I’m also kind of disturbed at this attitude of “But Kaylee would never have random sex with strangers! She’s a nice girl!!!” She **is ** a nice girl. Who apparently, at least once, had sex with a random stranger. And at least one other time, had sex with someone she didn’t know well enough to realize he was fourteen.
You’re probably right. I just didn’t feel that the characters got the slow-development treatment that I remember from Buffy - but then I can’t really remember the first time I watched the first series of Buffy. It may well be that I’m looking back on that unable to forget all the character development I know about now. The second time I watch Firefly, I might think that everything is covered in due course.
I am male, but I don’t think that’s why I found this one scene odd.
I want to make sure no one thinks I believe that “nice girls” don’t have sex with strangers, or that having sex with strangers by definition makes someone a “bad girl”. If I were to meet a girl like Kaylee in real life, and hear this story from her past, I’d just shrug and think to myself “well, we’ve all got our wild side” and probably “wouldn’t have put money on that”. No biggie, wouldn’t think any less of her. And I don’t think any less of Kaylee.
But this isn’t real life - this is a story, where the writers generally speaking put these little bits in to tell us something about a character, so we learn about them. The flashback to Wash’s arrival is a cute anecdote about how he and Zoe met, the flashback to Jayne turning up reinforces the impression that he is loyal first of all to money. The Kaylee flashback just seems (to me) to be a bit at odds with the character she appears to be in previous, and subsequent episodes. I’m not saying “that’s not realistic”, but rather “why did the writers do that?”. I wouldn’t be asking this question if her sexual desires became a plot point in later episodes - it would all come together (pardon the pun). But her sexuality is only referred to in passing, same as any other character. Or part of her attraction to Simon (which I didn’t feel was only physical).

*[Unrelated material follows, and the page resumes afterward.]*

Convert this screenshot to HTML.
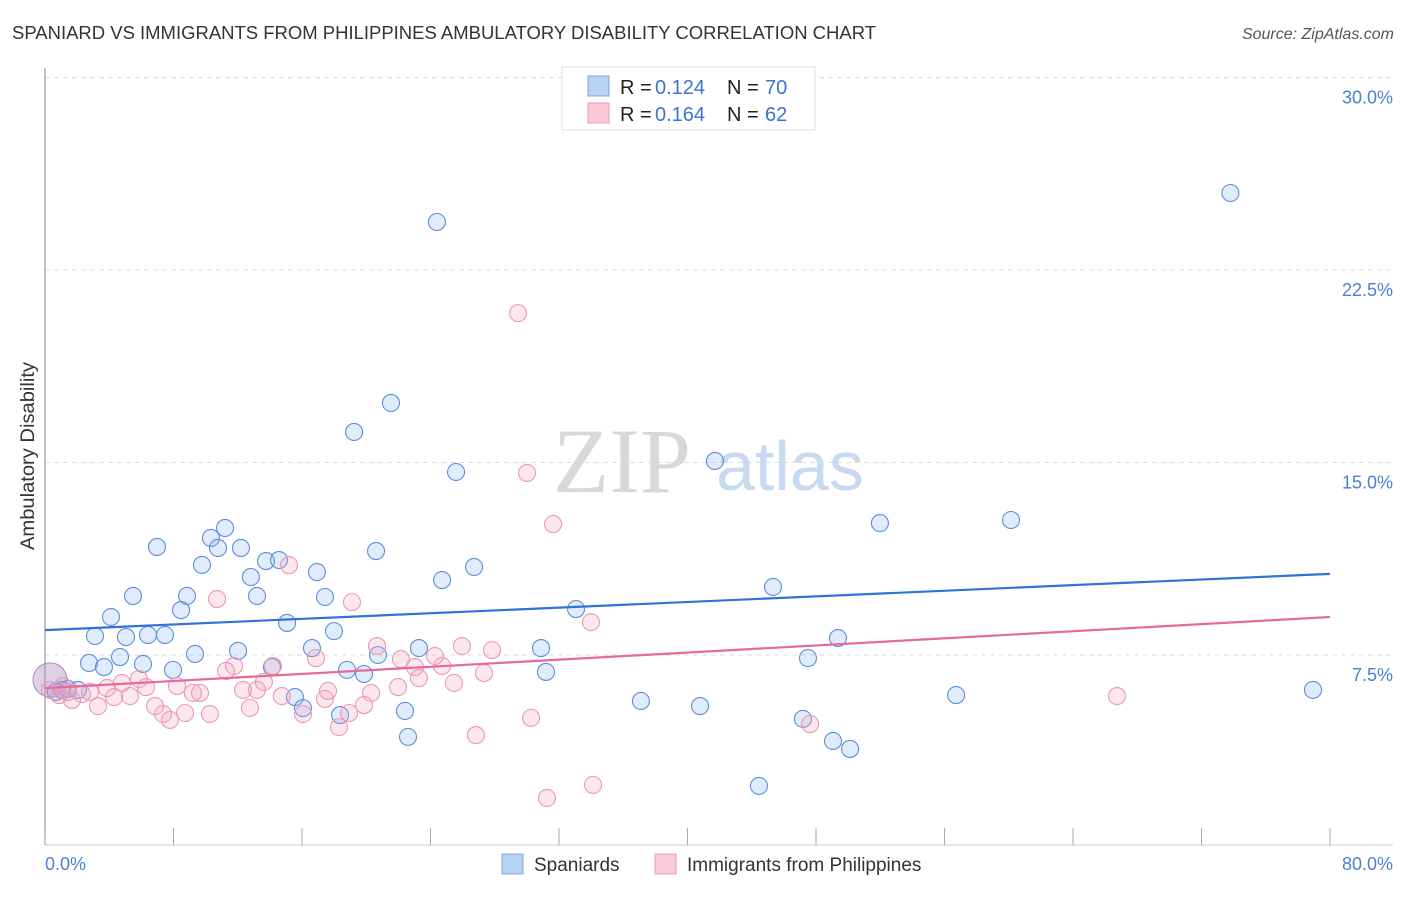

Chronos’s observation that she’s apparently uninterested in the mechanic because she’s been studying the engine while they were down there has got me thinking… If she were simply using the mechanic to get to his engine, that I would find less jarring. She’s open about sex, and not prudish about it - if she met this guy in a bar, heard about the engine, and realised that by having sex with him she’d get to the engine, I can see her doing that like a shot (and enjoying it into the bargain). But that thought process (if it’s there at all) isn’t made clear in the show, so it seems like she decides to have sex with this guy without prior knowledge of the engine, and it just so happens that he takes her there to do it. At this point, he discovers that engines make her “hot”.
Actually, my impression (or my wank, if you prefer ) was always that she overheard this not entirely bad-looking guy in the bar talking about his job as a ship’s mechanic, and figured that if she hooked up with him, she’d get sex *and * engines. A Twofer!!! And how often does that happen to a girl on a smallish, backassward planet like the one we’re led to believe hers is.
I’m in the middle of season 2 and yeah, development is going pretty slow for everyone but Buffy, for the most part.
While it may be hard to reconcile frilly-dress wearing Kaylee with fucking-on-the-floor Kaylee (even though it shouldn’t be), I think what bugs me the most is that Kaylee would have better taste. She has great instincts, is smart, and isn’t afraid to give her captain some lip. So what’s she doing with some yutz who doesn’t even know the engine he’s trying to show off to her. I mean, it stands to reason that even if Bester didn’t try to use the mechanic card to get into her pants, she obviously found out at some point, and would want to geek out with him for a bit before getting down to bidness- and he would have been busted.